Middle School Grades 5/6
“Returning from a maternity leave to a team with two new members was not enough to shake this teacher from doing what she does best. With students and colleagues, she sets high expectations and commands respect,” is what Cellini had to say about Dana DiDonato.
“Regardless of the venue, 6th grade team meeting, math department meeting, or Sunshine committee; this teacher identifies the needs, the most efficient way to accomplish those tasks, and goes about doing it with a smile on her face.”
Middle School Grades 7/8
“For this teacher, excellence comes as a quiet force; a force that sees what needs doing and does it…without complaint or want of recognition,” Cellini said about Jason Bergey.
“New special education
teachers utilize this teacher as a resource for academic as well as behavioral advice.

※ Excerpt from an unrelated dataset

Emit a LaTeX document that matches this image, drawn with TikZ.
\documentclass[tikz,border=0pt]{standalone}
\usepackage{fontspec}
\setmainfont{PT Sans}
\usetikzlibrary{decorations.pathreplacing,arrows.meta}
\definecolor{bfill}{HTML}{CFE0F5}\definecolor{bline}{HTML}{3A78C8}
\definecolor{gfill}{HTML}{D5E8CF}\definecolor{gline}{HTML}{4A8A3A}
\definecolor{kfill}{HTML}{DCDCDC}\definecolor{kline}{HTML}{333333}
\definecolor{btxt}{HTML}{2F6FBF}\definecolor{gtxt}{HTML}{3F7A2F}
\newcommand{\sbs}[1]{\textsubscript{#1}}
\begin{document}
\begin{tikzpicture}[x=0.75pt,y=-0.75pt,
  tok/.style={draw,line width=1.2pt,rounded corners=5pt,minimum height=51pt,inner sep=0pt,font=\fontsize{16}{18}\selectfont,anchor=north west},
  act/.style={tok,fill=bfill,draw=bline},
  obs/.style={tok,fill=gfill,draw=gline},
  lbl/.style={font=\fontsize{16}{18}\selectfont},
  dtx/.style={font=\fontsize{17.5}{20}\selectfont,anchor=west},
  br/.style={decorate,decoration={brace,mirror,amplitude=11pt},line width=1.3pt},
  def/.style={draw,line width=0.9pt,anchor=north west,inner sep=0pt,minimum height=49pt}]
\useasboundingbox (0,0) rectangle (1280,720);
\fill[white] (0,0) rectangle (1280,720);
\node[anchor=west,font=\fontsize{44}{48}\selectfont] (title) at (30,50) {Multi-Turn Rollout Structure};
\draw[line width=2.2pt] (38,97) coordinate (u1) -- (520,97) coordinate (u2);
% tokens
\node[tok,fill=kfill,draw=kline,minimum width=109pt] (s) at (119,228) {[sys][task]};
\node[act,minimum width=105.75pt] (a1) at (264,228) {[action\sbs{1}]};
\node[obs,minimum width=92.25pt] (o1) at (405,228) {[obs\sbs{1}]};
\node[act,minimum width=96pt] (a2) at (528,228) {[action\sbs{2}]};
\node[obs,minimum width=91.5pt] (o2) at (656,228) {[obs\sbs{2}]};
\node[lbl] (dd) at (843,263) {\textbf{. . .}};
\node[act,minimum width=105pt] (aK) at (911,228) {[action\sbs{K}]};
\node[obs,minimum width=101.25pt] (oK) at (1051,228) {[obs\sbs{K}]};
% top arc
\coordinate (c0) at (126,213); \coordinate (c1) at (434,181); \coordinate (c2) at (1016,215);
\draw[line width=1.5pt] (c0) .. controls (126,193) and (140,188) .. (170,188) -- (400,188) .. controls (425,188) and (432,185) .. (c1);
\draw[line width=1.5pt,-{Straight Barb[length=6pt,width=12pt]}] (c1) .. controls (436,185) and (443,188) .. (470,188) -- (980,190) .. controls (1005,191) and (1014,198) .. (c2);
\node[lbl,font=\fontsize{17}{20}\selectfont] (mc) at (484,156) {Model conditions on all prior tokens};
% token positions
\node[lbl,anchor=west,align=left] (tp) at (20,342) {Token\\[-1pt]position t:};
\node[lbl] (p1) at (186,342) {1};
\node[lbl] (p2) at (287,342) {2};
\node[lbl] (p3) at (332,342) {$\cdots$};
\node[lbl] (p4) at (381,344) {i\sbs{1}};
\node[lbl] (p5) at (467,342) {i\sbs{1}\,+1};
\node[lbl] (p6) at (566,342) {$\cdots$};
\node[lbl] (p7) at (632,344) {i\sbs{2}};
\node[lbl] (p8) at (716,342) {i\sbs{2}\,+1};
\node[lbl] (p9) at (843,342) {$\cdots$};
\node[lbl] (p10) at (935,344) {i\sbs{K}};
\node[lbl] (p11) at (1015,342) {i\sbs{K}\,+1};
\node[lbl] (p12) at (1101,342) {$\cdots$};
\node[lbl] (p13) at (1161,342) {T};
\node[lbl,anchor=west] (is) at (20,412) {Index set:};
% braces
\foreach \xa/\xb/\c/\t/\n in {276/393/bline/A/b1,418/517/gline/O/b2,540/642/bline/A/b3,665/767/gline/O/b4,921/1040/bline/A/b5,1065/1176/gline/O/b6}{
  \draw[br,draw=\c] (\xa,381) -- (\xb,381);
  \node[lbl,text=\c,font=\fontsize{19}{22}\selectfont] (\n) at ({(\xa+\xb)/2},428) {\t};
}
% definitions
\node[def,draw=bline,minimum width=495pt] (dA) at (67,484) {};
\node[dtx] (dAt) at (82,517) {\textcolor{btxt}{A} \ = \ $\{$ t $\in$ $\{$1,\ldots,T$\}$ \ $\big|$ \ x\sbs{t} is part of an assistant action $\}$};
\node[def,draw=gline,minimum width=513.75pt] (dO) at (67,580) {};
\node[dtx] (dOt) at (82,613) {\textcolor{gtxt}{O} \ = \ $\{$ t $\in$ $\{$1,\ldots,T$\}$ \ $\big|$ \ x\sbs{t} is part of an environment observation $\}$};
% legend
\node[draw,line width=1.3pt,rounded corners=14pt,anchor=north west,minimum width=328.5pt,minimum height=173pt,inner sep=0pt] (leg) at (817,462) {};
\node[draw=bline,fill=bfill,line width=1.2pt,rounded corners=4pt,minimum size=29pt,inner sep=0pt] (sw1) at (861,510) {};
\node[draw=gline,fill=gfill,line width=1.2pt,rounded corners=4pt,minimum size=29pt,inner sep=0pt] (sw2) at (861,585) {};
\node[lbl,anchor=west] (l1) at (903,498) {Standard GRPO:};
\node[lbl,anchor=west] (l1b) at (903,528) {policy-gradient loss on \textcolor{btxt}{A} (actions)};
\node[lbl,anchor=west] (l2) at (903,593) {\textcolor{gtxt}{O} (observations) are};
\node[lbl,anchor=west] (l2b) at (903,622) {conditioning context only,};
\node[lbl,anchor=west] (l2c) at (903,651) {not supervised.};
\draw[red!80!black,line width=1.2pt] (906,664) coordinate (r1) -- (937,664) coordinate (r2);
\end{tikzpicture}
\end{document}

His presence in a cotaught classroom ensures that not only special education students will gain extra support but that also regular education students who need extra support will have access to his instruction and attention. “
“This teacher has worked at all three levels throughout the district, starting as a third grade teacher, earning multiple teaching certificates, and moving into family and consumer sciences and most recently to the library,” Cellini read about high school nominee and 26-year veteran Kristen Ellis.
“With experience at all three academic levels, she is comfortable serving on committees that service our K-12 population including our Wellness program, participating in Healthy Bodies Healthy Minds; as a Family Literacy Night teacher, a Reading Olympics advisor, and even serves her fellow teachers as Treasurer for the Federation of Pottstown Teachers.”
The 2018 Pottstown Teachers of the Year are, from left, Britney Oxenford from Rupert, Dana DiDonato from 5-6 middle school, Jason Bergey from 7-8 middle school; Jill Bolonski from Lincoln, (School Board President Amy Francis), Kelli Wolfel from Barth, (Superintendent Stephen Rodriguez), Kristen Ellis from the high school, Susan Hallman from Franklin and, of course, Trojan Man.